Based on the early results from mass shut-ins of shale wells, it did not harm long-term production and it paid a short-term dividend with more oil flowing in the days after restarting.


Nearly all the shut-in unconventional US wells will be back in production in September, according to a report from Rystad Energy.

Based on early reports the wells are producing at about the level they were before the shut-in, plus a bit extra after operators open them up.

“Nearly all operators said they did not face any issues in bringing volumes back on line as per schedule, as they had already worked on issues such as maintaining reservoir pressure and well integrity even before they began moderating output or shutting in wells,” said Veronika Akulinitseva, vice president, North American Shale and Upstream for Rystad.

While there was talk about shut-ins reducing production, the opposite has often been the case.

“When operators shut in those wells in April–May, the downhole pressure started building, and when the wells are coming back on line now, operators are seeing short periods of increased oil productivity [and] also marginally lower gas/oil ratios in some cases,” Akulinitseva said. Based on the limited data the gains could be 10–15% for a few days up to a couple weeks.

The operator talking about the subject has been EOG, which discussed the added output it calls “flush production” during its second-quarter investor call.

“One observation from our production data revealed that almost every well exhibited some level of flush production before returning to its previous decline profile; further evidence that the well sustained no damage from the shut-in period,” said Billy Helms, chief operating officer for EOG.

The explanation is that when they turn off production on these single-zone horizontal wells, the bottomhole pressure builds up as gas continues to flow in from the formation.

“When we turn them on, those wells will show flush production until that bottom well pressure has gone down to what it was prior to that,” he said.

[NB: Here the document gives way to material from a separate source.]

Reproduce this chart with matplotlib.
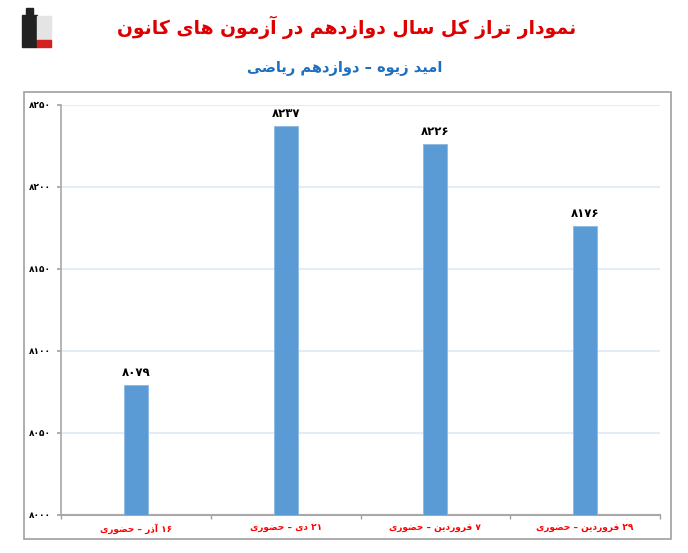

Helms said it has gone as expected, as shown in a slide from an EOG presentation in May.


A Bit Better

For the year, EOG expects that the flush production plus the post-shut-in oil production that is higher than its “conservative estimates” will be up about 16,000 B/D, or 4% more than predicted.

If this is the case on a large scale, it will answer those who warned that shut-ins could damage wells.

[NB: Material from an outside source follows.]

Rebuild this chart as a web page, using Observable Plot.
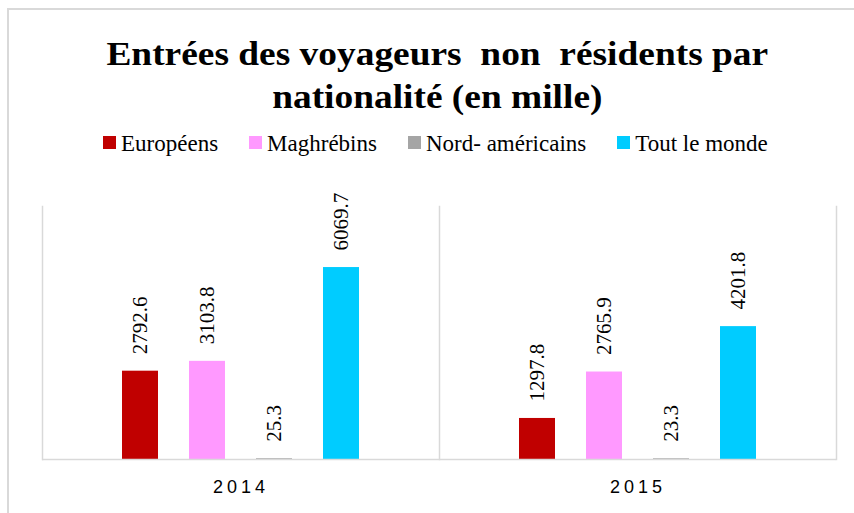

Which is not to say these companies are not losing production as a result of shut-ins, which Rystad said peaked at 772,500 B/D (net) in June and is expected to drop to 74,400 B/D in August.

“They would have done better if they had not shut them in, in terms of cumulative oil production;” said John Thompson, the president of the unconventional reservoir training firm Saga Wisdom.

At the time those decisions were made, maximizing oil production was not the goal. Prices then were flirting with zero and oil demand was so low it was hard to find buyers or storage space. Since then prices recovered surprisingly fast, which has speeded the return of those shut-in wells.

What is not surprising to Thompson are the well results. Based on a petroleum engineering career spent modeling thousands of unconventional wells, many of which had been shut in, these results are in line with what he would have expected.

Despite the “hyperbole” from some financial observers, “what we are seeing here is completely representative of wells in these kinds of plays,” Thompson said.

He said there are some risks. A rapid restart of a young well in an extremely-high-pressure formation, such as the Haynesville, might damage the fracture network, and the hardware in an extremely old well may suffer during a shutdown.

In both cases the risks can be avoided by excluding the young and extremely old wells when planning shut-ins. The restart risk for high-pressure wells can be mitigated by choking production. Maintaining older wells can reduce the risks of their being compromised because their low production limits the potential loss.


Source: EOG Resources 

So far, restart data are thin. The latest production data are from June. And other than EOG, companies are saying little about their production restart volumes.

Still, Thompson said, “What EOG is showing is consistent with my observations in 16 years of looking at shale wells.”

When a well is shut in, gas continues to flow into the well, pushing up the bottomhole pressure. When the well is reopening, this reenergizes production.

Also, as the pressure level rises, gas begins going back into solution in the oil. When the well is re-opened, the bottomhole pressure drops and gas coming out of solution helps drive oil out, decreasing the gas/oil ratio for a time.

This year’s mass shut-ins offer researchers a chance to look at how a production break affects a wide range of unconventional wells.

Equipped with data on several wells, Hassan Dehghanpour, a professor at the University of Alberta, said he is working on an SPE paper analyzing what is going on at the reservoir scale which may offer insights on whether low-pressure gas injections could enhance production.

While researchers look for ways to eke out more oil from these fast-declining wells, high-volume drilling is still the only way to sustain production.

Wells that remained in production “are now producing significantly less [depending on their age] than what they produced in March,” Akulinitseva said.

As a result of the drop in drilling, shut-ins, and natural declines, she said US oil production will decline from 12.8 million B/D in the first quarter to 11.2 million B/D in the fourth quarter of 2020.